I’m excited to let you know that Keith Smith, director of the Ohio State University (OSU) Extension, OSU associate vice president for agricultural administration and associate dean of the College of Food, Agricultural, and Environmental Sciences, has just agreed to speak on the organizational culture of Extension at Fall Extension Conference (FEC), which takes place Nov. 5-6 at the Kellogg Center.

This is great news, not only because Dr. Smith is an excellent speaker, but also because we have the opportunity to help shape his message specifically to Michigan State University Extension. How is that possible? As you know from emails sent out from my office and from human resources director Nancy Axtell, MSU Extension is working with the other states in the North Central Region to take part in the North Central Region Extension Organizational Culture Survey. Dr.
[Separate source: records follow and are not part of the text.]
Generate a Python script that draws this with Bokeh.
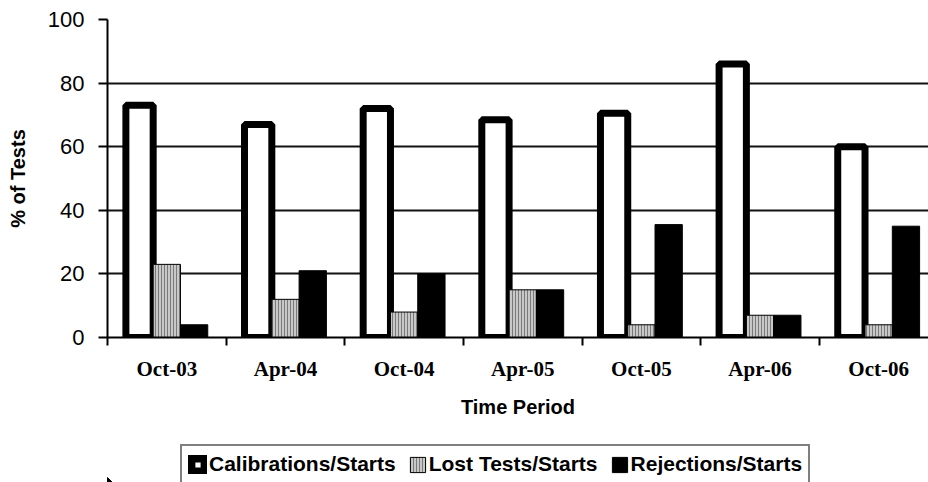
from bokeh.plotting import figure
from bokeh.models import Range1d, FixedTicker, Legend, LegendItem
from bokeh.layouts import column
from bokeh.embed import file_html
from bokeh.resources import INLINE

categories = ["Oct-03", "Apr-04", "Oct-04", "Apr-05", "Oct-05", "Apr-06", "Oct-06"]
calibrations = [73, 67, 72, 68.5, 70.5, 86, 60]
lost_tests = [23, 12, 8, 15, 4, 7, 4]
rejections = [4, 21, 20, 15, 35.5, 7, 35]
y_ticks = [0, 20, 40, 60, 80, 100]
series_names = ["Calibrations/Starts", "Lost Tests/Starts", "Rejections/Starts"]

centers = [i + 0.5 for i in range(len(categories))]
bw = 0.23
off = 0.23

p = figure(width=928, height=440, output_backend="svg", toolbar_location=None,
           x_range=Range1d(0, 6.92), y_range=Range1d(0, 100),
           min_border_left=107, min_border_right=0, min_border_top=19, min_border_bottom=103)
p.outline_line_color = None
p.background_fill_color = "white"
p.border_fill_color = "white"

# grid
p.xgrid.grid_line_color = None
p.ygrid.grid_line_color = "#111111"
p.ygrid.grid_line_width = 2
p.ygrid.ticker = FixedTicker(ticks=y_ticks)

white_style = dict(fill_color="white", line_color="black")
gray_style = dict(fill_color="#c8c8c8", line_color="black", line_width=1,
                  hatch_pattern="|", hatch_color="#7a7a7a", hatch_scale=3, hatch_weight=1)
black_style = dict(fill_color="black", line_color="black", line_width=1)

p.vbar(x=[c - off for c in centers], top=calibrations, width=bw, bottom=0,
       line_width=7, **white_style)
p.vbar(x=centers, top=lost_tests, width=bw, bottom=0, **gray_style)
p.vbar(x=[c + off for c in centers], top=rejections, width=bw, bottom=0, **black_style)

# y axis
p.yaxis.ticker = FixedTicker(ticks=y_ticks)
p.yaxis.axis_line_color = "black"
p.yaxis.axis_line_width = 2
p.yaxis.major_tick_line_width = 2
p.yaxis.major_tick_out = 9
p.yaxis.major_tick_in = 0
p.yaxis.minor_tick_line_color = None
p.yaxis.major_label_text_font = "Liberation Sans"
p.yaxis.major_label_text_font_size = "22px"
p.yaxis.major_label_text_color = "black"
p.yaxis.major_label_standoff = 14
p.yaxis.axis_label = "% of Tests"
p.yaxis.axis_label_text_font = "Liberation Sans"
p.yaxis.axis_label_text_font_style = "bold"
p.yaxis.axis_label_text_font_size = "20px"
p.yaxis.axis_label_text_color = "black"
p.yaxis.axis_label_standoff = 16

# x axis
p.xaxis.ticker = FixedTicker(ticks=centers, minor_ticks=list(range(len(categories) + 1)))
p.xaxis.major_label_overrides = {c: lab for c, lab in zip(centers, categories)}
p.xaxis.axis_line_color = "black"
p.xaxis.axis_line_width = 2
p.xaxis.major_tick_line_color = None
p.xaxis.minor_tick_line_color = "black"
p.xaxis.minor_tick_line_width = 2
p.xaxis.minor_tick_out = 8
p.xaxis.minor_tick_in = 0
p.xaxis.major_label_text_font = "Liberation Serif"
p.xaxis.major_label_text_font_style = "bold"
p.xaxis.major_label_text_font_size = "21px"
p.xaxis.major_label_text_color = "black"
p.xaxis.major_label_standoff = 11
p.xaxis.axis_label = "Time Period"
p.xaxis.axis_label_text_font = "Liberation Sans"
p.xaxis.axis_label_text_font_style = "bold"
p.xaxis.axis_label_text_font_size = "20px"
p.xaxis.axis_label_text_color = "black"
p.xaxis.axis_label_standoff = 12

# legend strip below the chart (its renderers hold the same data, kept out of view)
p2 = figure(width=928, height=42, output_backend="svg", toolbar_location=None,
            x_range=Range1d(7.5, 8.5), y_range=Range1d(100, 101),
            x_axis_location=None, y_axis_location=None,
            min_border_left=0, min_border_right=0, min_border_top=0, min_border_bottom=0)
p2.outline_line_color = None
p2.grid.grid_line_color = None
p2.background_fill_color = "white"
p2.border_fill_color = "white"
l1 = p2.vbar(x=[c - off for c in centers], top=calibrations, width=bw, line_width=10, **white_style)
l2 = p2.vbar(x=centers, top=lost_tests, width=bw, **gray_style)
l3 = p2.vbar(x=[c + off for c in centers], top=rejections, width=bw, **black_style)

legend = Legend(items=[LegendItem(label=series_names[0], renderers=[l1]),
                       LegendItem(label=series_names[1], renderers=[l2]),
                       LegendItem(label=series_names[2], renderers=[l3])],
                orientation="horizontal", location=(73, -2))
legend.label_text_font = "Liberation Sans"
legend.label_text_font_style = "bold"
legend.label_text_font_size = "21px"
legend.label_text_color = "black"
legend.glyph_width = 19
legend.glyph_height = 19
legend.label_standoff = 2
legend.spacing = 12
legend.padding = 6
legend.margin = 0
legend.border_line_color = "black"
legend.border_line_width = 2
legend.background_fill_alpha = 1
p2.add_layout(legend)

layout = column(p, p2, spacing=0)
open("out.html", "w").write(file_html(layout, INLINE))
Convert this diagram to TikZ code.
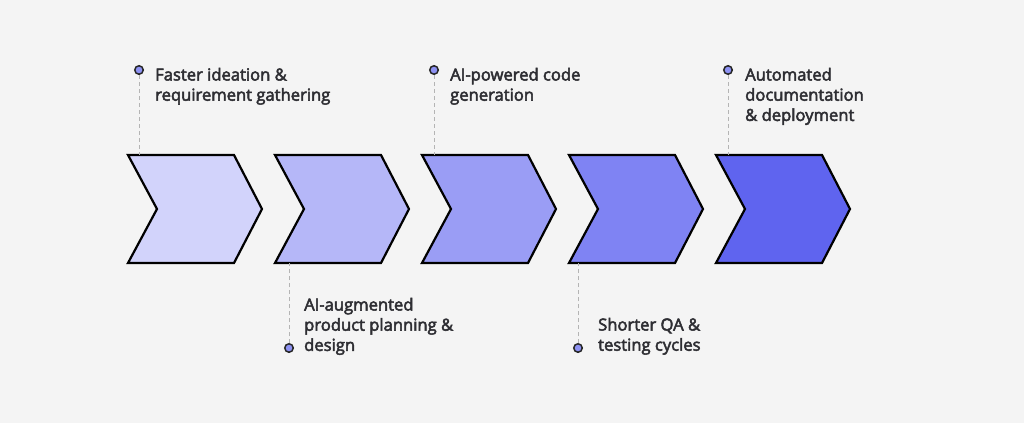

Smith heads that very survey and he will use the keynote address at FEC to give us direct results on the Michigan portion of the survey. Our level of participation in that survey will influence the relevance of the talk. What we put in will determine what we get back. We need to do our homework to make sure the response is representative of a wide cross section of our state. Your responses will be very useful as we move forward. Don’t miss this opportunity!

We need your participation! This includes not only educators but also clerical staff, specialists, communication managers – anyone with a 25 percent or greater Extension appointment or equivalent responsibilities.

The survey takes about 20 to 30 minutes to complete. It presents a set of 60 statements that describe various aspects of an organization’s culture. Statements cover making decisions, working in teams, working with others across the organization and creating change, among other things. You’ll be given the chance to indicate the extent to which you agree or disagree with each statement by rating each on a scale ranging from “strongly disagree” to “strongly agree.” You can select “neutral” when you neither agree or disagree. You can also select “N/A” when an item is not applicable. When complete, you will have a chance to review your answers and make changes if necessary.

Look for another email on Friday from Nancy Axtell containing the survey link. The email will contain additional information about the survey.

The survey closes on July 30. Please take advantage of this exciting opportunity.